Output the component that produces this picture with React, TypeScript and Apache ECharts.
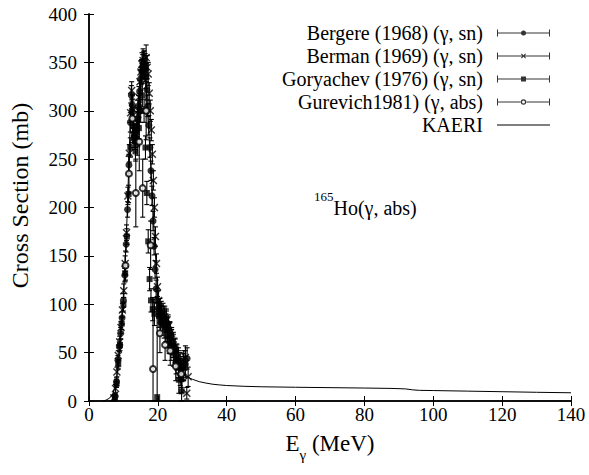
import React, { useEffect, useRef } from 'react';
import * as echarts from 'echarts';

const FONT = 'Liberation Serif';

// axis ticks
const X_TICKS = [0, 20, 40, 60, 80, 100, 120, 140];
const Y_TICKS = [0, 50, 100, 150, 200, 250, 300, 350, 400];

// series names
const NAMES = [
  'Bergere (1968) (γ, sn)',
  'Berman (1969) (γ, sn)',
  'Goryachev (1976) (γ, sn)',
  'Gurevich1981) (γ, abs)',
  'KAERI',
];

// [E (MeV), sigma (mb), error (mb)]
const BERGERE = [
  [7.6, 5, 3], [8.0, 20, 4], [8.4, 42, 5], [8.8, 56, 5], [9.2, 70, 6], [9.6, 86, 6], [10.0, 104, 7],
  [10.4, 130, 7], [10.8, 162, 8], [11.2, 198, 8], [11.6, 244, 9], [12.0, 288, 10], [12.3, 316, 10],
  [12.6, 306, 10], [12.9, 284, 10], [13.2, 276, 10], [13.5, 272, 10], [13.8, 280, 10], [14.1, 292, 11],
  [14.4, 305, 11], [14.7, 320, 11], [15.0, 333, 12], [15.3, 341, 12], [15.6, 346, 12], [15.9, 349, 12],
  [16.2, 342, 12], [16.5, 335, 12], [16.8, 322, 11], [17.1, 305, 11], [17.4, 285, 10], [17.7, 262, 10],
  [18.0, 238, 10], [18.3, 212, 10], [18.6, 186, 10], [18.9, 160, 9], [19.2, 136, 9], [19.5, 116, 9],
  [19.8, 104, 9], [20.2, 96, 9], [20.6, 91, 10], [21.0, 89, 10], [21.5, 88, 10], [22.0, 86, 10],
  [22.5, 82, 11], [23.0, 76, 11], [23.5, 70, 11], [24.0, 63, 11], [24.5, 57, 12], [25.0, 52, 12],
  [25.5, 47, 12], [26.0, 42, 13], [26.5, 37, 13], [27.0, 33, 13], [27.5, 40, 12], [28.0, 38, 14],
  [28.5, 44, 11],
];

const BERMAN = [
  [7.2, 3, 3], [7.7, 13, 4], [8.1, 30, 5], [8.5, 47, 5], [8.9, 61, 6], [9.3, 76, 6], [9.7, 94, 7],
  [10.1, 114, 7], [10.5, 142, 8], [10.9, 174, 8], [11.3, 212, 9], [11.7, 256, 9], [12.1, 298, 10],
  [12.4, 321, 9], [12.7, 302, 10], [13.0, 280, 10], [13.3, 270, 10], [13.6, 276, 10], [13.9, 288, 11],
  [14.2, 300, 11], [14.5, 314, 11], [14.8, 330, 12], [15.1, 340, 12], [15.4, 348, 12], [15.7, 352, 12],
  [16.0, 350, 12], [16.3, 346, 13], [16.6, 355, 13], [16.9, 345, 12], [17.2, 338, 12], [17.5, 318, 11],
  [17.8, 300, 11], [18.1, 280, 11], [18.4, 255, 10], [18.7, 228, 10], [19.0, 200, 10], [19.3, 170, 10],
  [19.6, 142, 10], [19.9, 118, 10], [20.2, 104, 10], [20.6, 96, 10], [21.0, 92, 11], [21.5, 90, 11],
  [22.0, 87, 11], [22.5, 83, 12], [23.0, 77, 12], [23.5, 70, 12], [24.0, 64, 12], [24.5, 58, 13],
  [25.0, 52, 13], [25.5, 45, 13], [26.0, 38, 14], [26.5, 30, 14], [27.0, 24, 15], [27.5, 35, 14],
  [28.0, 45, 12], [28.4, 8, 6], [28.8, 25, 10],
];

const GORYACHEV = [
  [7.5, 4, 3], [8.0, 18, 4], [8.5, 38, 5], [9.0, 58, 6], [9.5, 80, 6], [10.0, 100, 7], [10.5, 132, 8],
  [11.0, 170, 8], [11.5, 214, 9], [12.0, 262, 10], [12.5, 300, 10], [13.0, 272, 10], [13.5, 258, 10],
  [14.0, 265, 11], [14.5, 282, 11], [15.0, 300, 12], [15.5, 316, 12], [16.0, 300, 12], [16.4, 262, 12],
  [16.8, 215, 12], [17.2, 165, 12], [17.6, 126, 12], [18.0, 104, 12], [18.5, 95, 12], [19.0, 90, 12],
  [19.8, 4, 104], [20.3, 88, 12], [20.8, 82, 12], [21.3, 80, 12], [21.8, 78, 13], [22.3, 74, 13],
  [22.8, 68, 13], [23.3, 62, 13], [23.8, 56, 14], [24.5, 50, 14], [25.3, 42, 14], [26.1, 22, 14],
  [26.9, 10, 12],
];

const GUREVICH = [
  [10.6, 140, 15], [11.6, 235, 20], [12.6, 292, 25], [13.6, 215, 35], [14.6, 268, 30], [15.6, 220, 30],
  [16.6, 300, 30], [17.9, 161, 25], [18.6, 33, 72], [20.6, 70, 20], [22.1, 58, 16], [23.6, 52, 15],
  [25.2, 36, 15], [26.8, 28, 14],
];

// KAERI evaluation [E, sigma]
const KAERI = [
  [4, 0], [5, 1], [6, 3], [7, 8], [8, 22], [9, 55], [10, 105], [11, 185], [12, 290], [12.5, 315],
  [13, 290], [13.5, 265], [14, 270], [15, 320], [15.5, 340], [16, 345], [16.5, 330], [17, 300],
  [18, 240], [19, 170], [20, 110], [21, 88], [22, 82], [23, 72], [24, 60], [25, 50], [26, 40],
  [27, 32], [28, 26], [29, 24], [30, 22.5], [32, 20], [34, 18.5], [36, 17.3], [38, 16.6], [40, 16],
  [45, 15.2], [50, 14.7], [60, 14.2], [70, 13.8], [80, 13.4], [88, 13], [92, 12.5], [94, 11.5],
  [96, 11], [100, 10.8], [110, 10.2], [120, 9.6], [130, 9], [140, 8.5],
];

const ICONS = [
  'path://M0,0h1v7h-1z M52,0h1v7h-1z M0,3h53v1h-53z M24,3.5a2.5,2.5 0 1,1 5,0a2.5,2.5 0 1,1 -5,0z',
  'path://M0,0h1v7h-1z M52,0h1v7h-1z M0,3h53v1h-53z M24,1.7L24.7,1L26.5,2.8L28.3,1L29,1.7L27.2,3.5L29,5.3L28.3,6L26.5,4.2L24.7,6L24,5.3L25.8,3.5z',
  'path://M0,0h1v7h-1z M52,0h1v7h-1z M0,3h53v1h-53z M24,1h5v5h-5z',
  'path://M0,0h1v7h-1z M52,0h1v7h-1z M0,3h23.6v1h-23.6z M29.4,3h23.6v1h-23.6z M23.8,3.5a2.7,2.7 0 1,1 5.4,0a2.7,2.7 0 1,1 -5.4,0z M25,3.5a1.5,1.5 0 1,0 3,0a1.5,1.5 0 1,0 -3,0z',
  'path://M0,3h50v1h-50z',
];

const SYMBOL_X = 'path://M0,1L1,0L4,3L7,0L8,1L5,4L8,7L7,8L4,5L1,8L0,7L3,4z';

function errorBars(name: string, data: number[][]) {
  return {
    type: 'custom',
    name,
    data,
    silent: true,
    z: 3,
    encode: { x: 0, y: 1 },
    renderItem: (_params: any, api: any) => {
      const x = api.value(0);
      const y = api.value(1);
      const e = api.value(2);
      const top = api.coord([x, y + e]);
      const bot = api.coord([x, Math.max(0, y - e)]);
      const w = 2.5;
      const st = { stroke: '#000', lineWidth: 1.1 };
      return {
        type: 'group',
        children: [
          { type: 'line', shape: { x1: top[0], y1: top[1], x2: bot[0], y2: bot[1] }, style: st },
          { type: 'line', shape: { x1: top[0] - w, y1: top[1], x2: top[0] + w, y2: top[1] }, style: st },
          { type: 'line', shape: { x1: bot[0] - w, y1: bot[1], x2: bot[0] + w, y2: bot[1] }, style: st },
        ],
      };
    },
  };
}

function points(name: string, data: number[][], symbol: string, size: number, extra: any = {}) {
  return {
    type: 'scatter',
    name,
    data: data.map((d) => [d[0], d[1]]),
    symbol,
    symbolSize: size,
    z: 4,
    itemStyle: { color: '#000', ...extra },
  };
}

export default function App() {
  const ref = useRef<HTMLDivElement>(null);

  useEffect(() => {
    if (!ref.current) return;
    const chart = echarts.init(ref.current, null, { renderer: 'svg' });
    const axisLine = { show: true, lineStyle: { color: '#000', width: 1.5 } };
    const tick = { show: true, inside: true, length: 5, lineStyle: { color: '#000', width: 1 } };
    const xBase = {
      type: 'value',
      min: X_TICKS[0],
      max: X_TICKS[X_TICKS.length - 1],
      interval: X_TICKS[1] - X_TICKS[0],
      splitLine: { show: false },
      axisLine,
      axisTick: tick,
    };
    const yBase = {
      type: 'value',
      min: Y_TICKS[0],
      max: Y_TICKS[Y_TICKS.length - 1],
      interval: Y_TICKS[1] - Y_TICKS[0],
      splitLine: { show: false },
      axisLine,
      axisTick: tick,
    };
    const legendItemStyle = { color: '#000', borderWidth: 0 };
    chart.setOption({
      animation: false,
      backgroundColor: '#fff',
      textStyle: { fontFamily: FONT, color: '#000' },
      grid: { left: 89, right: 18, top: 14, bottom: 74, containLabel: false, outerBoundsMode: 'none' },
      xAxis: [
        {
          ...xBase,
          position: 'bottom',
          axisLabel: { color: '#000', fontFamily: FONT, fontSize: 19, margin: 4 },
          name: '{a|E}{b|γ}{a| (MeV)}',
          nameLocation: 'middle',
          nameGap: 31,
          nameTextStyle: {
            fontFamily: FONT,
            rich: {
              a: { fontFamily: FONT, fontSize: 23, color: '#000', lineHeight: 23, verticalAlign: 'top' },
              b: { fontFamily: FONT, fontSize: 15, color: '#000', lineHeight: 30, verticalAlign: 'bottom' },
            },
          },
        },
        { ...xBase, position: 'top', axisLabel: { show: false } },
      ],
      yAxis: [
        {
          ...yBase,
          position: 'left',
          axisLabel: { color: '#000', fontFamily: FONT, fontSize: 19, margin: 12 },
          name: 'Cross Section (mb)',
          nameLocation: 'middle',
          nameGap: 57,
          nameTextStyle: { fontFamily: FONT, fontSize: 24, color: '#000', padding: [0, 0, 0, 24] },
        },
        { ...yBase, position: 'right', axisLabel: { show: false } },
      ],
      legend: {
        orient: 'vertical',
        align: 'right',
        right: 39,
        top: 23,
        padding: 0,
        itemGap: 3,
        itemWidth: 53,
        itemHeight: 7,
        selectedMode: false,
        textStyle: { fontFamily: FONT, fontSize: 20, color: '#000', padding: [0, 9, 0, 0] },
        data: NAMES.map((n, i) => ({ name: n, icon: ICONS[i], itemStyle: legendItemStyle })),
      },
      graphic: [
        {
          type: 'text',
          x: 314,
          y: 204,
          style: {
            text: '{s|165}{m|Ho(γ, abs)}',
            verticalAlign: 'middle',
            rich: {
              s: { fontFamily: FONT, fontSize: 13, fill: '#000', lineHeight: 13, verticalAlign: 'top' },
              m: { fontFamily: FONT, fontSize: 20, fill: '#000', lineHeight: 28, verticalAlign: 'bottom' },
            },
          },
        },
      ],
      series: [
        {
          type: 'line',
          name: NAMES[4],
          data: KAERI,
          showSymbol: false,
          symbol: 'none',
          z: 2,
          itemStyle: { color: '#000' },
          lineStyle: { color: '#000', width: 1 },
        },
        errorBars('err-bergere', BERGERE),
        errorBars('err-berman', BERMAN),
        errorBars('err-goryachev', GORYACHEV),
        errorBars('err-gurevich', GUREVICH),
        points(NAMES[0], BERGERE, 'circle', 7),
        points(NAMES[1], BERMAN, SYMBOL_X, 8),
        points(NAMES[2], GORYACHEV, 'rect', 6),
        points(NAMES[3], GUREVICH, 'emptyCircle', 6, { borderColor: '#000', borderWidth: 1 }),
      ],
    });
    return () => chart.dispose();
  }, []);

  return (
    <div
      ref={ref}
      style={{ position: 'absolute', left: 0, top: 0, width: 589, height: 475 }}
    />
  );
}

· · · ·

# Exercise prompt
Write down every line from the opening of the listing to the line with "300, 350, 400];", both included, and nothing else; the pictures are omitted.

# Answer below
Output the component that produces this picture with React, TypeScript and Apache ECharts.
import React, { useEffect, useRef } from 'react';
import * as echarts from 'echarts';

const FONT = 'Liberation Serif';

// axis ticks
const X_TICKS = [0, 20, 40, 60, 80, 100, 120, 140];
const Y_TICKS = [0, 50, 100, 150, 200, 250, 300, 350, 400];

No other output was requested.